§ **Given material**:
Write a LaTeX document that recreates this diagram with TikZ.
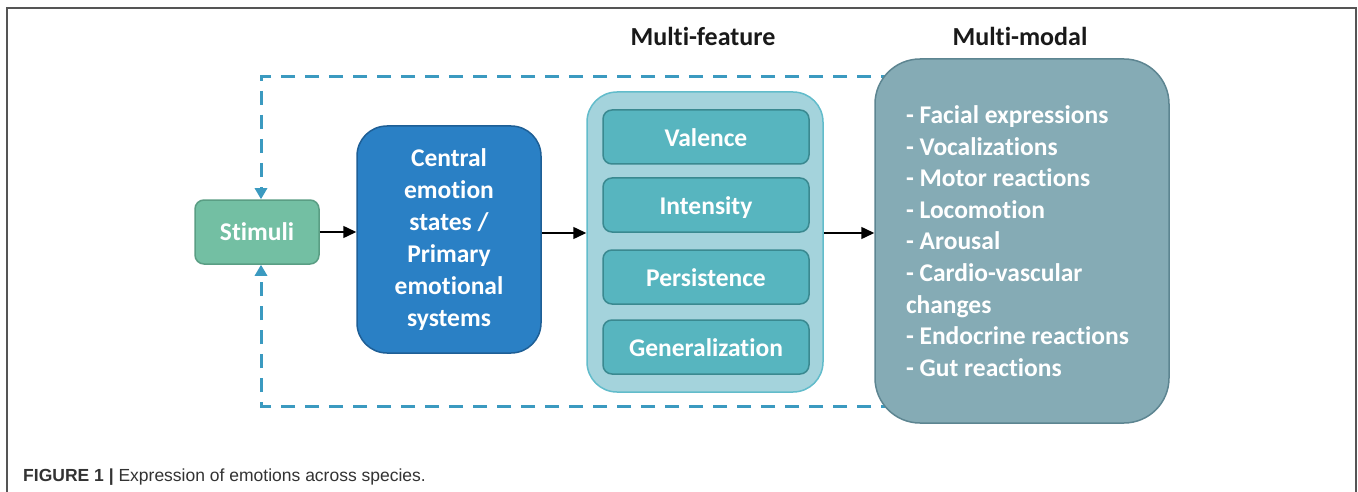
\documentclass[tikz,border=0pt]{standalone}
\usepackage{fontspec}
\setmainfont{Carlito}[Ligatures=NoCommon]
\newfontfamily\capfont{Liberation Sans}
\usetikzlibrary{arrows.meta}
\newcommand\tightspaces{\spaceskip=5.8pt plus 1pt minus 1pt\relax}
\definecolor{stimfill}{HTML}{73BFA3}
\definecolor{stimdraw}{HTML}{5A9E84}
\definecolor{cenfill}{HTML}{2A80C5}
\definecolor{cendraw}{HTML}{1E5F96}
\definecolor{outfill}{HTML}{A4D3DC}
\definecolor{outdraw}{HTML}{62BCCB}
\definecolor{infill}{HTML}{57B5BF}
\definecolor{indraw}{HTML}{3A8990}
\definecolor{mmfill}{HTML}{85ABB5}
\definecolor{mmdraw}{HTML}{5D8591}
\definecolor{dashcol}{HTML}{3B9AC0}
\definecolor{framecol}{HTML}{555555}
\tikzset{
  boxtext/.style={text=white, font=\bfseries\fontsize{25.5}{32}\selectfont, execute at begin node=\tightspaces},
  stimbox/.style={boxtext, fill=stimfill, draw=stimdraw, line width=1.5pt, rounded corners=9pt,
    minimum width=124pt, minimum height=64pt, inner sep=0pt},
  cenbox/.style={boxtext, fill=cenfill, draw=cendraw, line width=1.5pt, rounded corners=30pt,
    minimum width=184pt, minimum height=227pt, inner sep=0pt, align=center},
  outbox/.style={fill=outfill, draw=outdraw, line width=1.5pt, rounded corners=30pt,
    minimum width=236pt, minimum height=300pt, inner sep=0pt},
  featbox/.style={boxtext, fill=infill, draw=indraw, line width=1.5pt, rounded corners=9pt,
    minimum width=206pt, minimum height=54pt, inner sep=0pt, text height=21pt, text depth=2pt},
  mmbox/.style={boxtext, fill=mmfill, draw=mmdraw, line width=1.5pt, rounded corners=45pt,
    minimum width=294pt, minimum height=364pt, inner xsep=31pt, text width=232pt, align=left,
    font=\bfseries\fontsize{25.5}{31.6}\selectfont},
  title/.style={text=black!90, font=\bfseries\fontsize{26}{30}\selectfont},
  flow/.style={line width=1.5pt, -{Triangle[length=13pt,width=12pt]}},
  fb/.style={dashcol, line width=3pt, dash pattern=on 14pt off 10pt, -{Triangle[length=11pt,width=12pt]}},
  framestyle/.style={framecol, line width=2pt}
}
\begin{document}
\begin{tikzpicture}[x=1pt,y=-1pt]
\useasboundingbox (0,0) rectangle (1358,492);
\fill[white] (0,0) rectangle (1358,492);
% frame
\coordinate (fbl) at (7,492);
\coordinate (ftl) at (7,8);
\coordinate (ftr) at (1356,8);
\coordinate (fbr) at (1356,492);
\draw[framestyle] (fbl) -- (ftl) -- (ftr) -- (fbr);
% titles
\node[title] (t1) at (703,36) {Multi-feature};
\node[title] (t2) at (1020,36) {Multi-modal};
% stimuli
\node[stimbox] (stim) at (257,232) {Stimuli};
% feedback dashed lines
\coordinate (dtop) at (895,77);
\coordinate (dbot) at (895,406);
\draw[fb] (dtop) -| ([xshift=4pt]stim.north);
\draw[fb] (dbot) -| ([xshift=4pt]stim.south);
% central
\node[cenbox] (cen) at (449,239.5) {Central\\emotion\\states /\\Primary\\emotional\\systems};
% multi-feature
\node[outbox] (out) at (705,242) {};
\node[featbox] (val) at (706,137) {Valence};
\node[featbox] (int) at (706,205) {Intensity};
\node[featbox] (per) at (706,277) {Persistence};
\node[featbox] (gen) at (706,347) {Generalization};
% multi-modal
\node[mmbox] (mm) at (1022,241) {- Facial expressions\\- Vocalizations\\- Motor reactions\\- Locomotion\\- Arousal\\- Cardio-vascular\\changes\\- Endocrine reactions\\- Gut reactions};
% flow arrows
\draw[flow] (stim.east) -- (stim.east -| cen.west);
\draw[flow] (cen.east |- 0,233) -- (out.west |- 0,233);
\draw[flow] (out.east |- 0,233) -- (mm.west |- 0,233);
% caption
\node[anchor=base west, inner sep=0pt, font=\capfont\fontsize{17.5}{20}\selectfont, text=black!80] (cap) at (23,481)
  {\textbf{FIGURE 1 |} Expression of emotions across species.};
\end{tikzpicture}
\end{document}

§ **What you need to do**: Write out the material above again, word for word, minus its pictures.

§ **Output for this exercise**:
Write a LaTeX document that recreates this diagram with TikZ.
\documentclass[tikz,border=0pt]{standalone}
\usepackage{fontspec}
\setmainfont{Carlito}[Ligatures=NoCommon]
\newfontfamily\capfont{Liberation Sans}
\usetikzlibrary{arrows.meta}
\newcommand\tightspaces{\spaceskip=5.8pt plus 1pt minus 1pt\relax}
\definecolor{stimfill}{HTML}{73BFA3}
\definecolor{stimdraw}{HTML}{5A9E84}
\definecolor{cenfill}{HTML}{2A80C5}
\definecolor{cendraw}{HTML}{1E5F96}
\definecolor{outfill}{HTML}{A4D3DC}
\definecolor{outdraw}{HTML}{62BCCB}
\definecolor{infill}{HTML}{57B5BF}
\definecolor{indraw}{HTML}{3A8990}
\definecolor{mmfill}{HTML}{85ABB5}
\definecolor{mmdraw}{HTML}{5D8591}
\definecolor{dashcol}{HTML}{3B9AC0}
\definecolor{framecol}{HTML}{555555}
\tikzset{
  boxtext/.style={text=white, font=\bfseries\fontsize{25.5}{32}\selectfont, execute at begin node=\tightspaces},
  stimbox/.style={boxtext, fill=stimfill, draw=stimdraw, line width=1.5pt, rounded corners=9pt,
    minimum width=124pt, minimum height=64pt, inner sep=0pt},
  cenbox/.style={boxtext, fill=cenfill, draw=cendraw, line width=1.5pt, rounded corners=30pt,
    minimum width=184pt, minimum height=227pt, inner sep=0pt, align=center},
  outbox/.style={fill=outfill, draw=outdraw, line width=1.5pt, rounded corners=30pt,
    minimum width=236pt, minimum height=300pt, inner sep=0pt},
  featbox/.style={boxtext, fill=infill, draw=indraw, line width=1.5pt, rounded corners=9pt,
    minimum width=206pt, minimum height=54pt, inner sep=0pt, text height=21pt, text depth=2pt},
  mmbox/.style={boxtext, fill=mmfill, draw=mmdraw, line width=1.5pt, rounded corners=45pt,
    minimum width=294pt, minimum height=364pt, inner xsep=31pt, text width=232pt, align=left,
    font=\bfseries\fontsize{25.5}{31.6}\selectfont},
  title/.style={text=black!90, font=\bfseries\fontsize{26}{30}\selectfont},
  flow/.style={line width=1.5pt, -{Triangle[length=13pt,width=12pt]}},
  fb/.style={dashcol, line width=3pt, dash pattern=on 14pt off 10pt, -{Triangle[length=11pt,width=12pt]}},
  framestyle/.style={framecol, line width=2pt}
}
\begin{document}
\begin{tikzpicture}[x=1pt,y=-1pt]
\useasboundingbox (0,0) rectangle (1358,492);
\fill[white] (0,0) rectangle (1358,492);
% frame
\coordinate (fbl) at (7,492);
\coordinate (ftl) at (7,8);
\coordinate (ftr) at (1356,8);
\coordinate (fbr) at (1356,492);
\draw[framestyle] (fbl) -- (ftl) -- (ftr) -- (fbr);
% titles
\node[title] (t1) at (703,36) {Multi-feature};
\node[title] (t2) at (1020,36) {Multi-modal};
% stimuli
\node[stimbox] (stim) at (257,232) {Stimuli};
% feedback dashed lines
\coordinate (dtop) at (895,77);
\coordinate (dbot) at (895,406);
\draw[fb] (dtop) -| ([xshift=4pt]stim.north);
\draw[fb] (dbot) -| ([xshift=4pt]stim.south);
% central
\node[cenbox] (cen) at (449,239.5) {Central\\emotion\\states /\\Primary\\emotional\\systems};
% multi-feature
\node[outbox] (out) at (705,242) {};
\node[featbox] (val) at (706,137) {Valence};
\node[featbox] (int) at (706,205) {Intensity};
\node[featbox] (per) at (706,277) {Persistence};
\node[featbox] (gen) at (706,347) {Generalization};
% multi-modal
\node[mmbox] (mm) at (1022,241) {- Facial expressions\\- Vocalizations\\- Motor reactions\\- Locomotion\\- Arousal\\- Cardio-vascular\\changes\\- Endocrine reactions\\- Gut reactions};
% flow arrows
\draw[flow] (stim.east) -- (stim.east -| cen.west);
\draw[flow] (cen.east |- 0,233) -- (out.west |- 0,233);
\draw[flow] (out.east |- 0,233) -- (mm.west |- 0,233);
% caption
\node[anchor=base west, inner sep=0pt, font=\capfont\fontsize{17.5}{20}\selectfont, text=black!80] (cap) at (23,481)
  {\textbf{FIGURE 1 |} Expression of emotions across species.};
\end{tikzpicture}
\end{document}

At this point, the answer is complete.